Je n'ai pas été demander au Saint- Père de se prononcer - la situation politique du Pape l'éloigne, et cela se conçoit, de tout débat où son veto n'est pas immédiatement nécessaire, de toute intervention susceptible de soulever des discussions, des polémiques, d'émouvoir l'irritabilité de telle ou telle puissance, de tel ou tel parti, en dehors des questions strictement techniques, traitant des points de dogme ou des intérêts de la foi.
En un mot, je ne me suis pas attachée à connaître ce que Léon XIII désapprouve... seulement, ce qu'il n'approuve pas !
Voici, au premier abord, une casuistique qui m'est peu familière ; ma netteté s'accommodant mal, d'habitude, de si subtiles distinctions - mais cela se gagne, en Cour de Rome !
Tout ici procède par demi-teintes, par gradations de nuances à peine indiquées, et dépassant rarement le médium sur l'échelle ascendante, vers l'accentuation. De même qu'au Vatican, dans la pénombre des salles, chacun marche sourd, chacun parle étouffé, de même, aussi, chacun y pense tout bas. Les pas s'y raccourcissent et l'initiative y replie ses ailes, volontairement, s'astreignant à évoluer dans le cadre étroit du domaine ecclésiastique.
De là, l'éclat retentissant, l'extraordinaire envolée, lors de chaque exception à cette règle, de chaque rupture de cette réserve, de chaque acte décisif - il est fait d'élans refoulés, d'essors contenus.
Il faut donc lire entre les lignes, écouter entre les paroles...
J'aurais honte, je considérerais comme indigne et déloyal de prêter au Saint-Père un seul mot qui ne soit rigoureusement exact, ni même d'amplifier ce qu'il lui a plu de me répondre. Or, si, pas une fois, il n'a dit : « Je blâme », dix fois en une heure, il a dit : « Je n'approuve pas. »

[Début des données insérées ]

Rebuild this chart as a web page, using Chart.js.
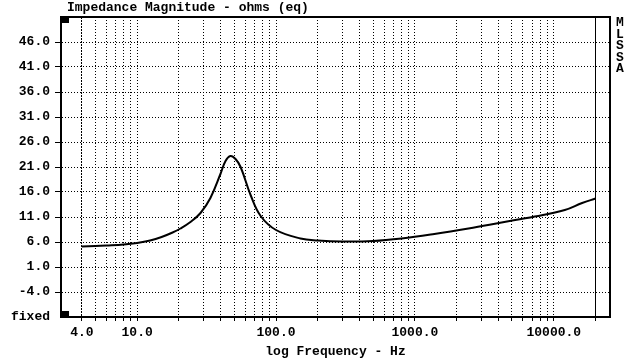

Je laisse aux catholiques le soin de tirer de cette attitude telle conclusion qui leur plaira.
Pour ma part, en dehors, en dépit de mes opinions - peut-être justement à cause d'elles - j'ai le respect de toute chose grande, même si elle va à rencontre du mien idéal, ou si elle en diffère par quelque point; Et je préférerais perdre les meilleurs arguments du monde qu'ajouter une affliction à celles de ce roi sans trône, de ce vieillard si touchant et si auguste, ignorant de l'anathème, ne levant la dextre que pour bénir, pour absoudre, pour épandre l'indulgence divine sur toutes les créatures - quelle que soit leur race, quelle que soit leur religion !
Ici, une brève parenthèse, oiseuse, semblera-t-il à ceux qui me connaissent, mais que je tiens quand même à faire, prévoyant, sans trop de perspicacité, de quelle nature sera la riposte antisémite et, d'après la calomnie d'hier, la calomnie de demain.
Quoique, d'après certains sectaires, j'appartienne à la « presse vile » ; quoique je sois - cela est bien connu ! - « stipendiée » par la rue Laffitte, j'aurai le cynisme de déclarer que j'ai entrepris ceci de mon seul mouvement. Je n'ai pas écrit cet article « sur commande », je l'ai proposé de moi-même, parce que j'ai parfois des idées que personne ne m'inspire et que je mets à exécution parce que cela me plaît pour l'amour de l'art !
Je me suis offert ce luxe inouï de faire œuvre de miséricorde envers les juifs, sans me faire payer – la précision du terme ne m'effraie pas – par les israélites.... mon socialisme ne s'attardant point aux questions de croyance ou d'origine, ne reconnaissant d'autre ennemi que l'Accapareur, youtre ou goym ! Il est le voleur des pauvres... cela me suffit.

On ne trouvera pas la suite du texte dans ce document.